Engaging campaigns played an important role in this feat, helping boost rain’s Net Sentiment Score by more than 16 percentage points.

DataEQ telecoms lead, Liska Kloppers, said a communication channel analysis pointed to a key channel dependency on the traditional service model.

“Call centres remained the most complained about channel, suggesting that despite the growing availability of digital channels, telecoms companies continue to rely heavily on telephonic support,” Kloppers said.

“However, this support is proving inadequate, with customers turning to social media channels as an alternate to resolve their issues.”

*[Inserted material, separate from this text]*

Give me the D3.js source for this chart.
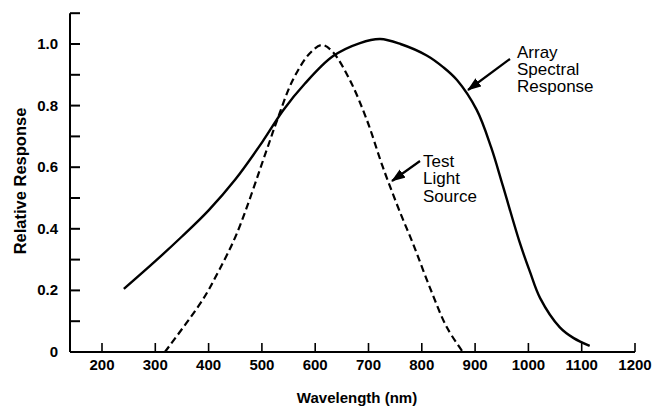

There was a positive outlook for telecoms financial services offered by telecoms as they exhibited varying performances in the report, with mobile money driving positive interest compared to insurance, which drove risk and complaints.

Nana Madikane, PwC Africa telecommunications, media and technology industry leader, said telecoms companies needed to place a keen focus on closing the customer sentiment gap.

Madikane said that as the telecoms industry leaders navigated this age of continuous reconfiguration and reinvention, they needed to address a multitude of strategic areas vying for their focus.

“And in this vein, it is key to remember who is at the heart of their future business successes—the customer,” she said.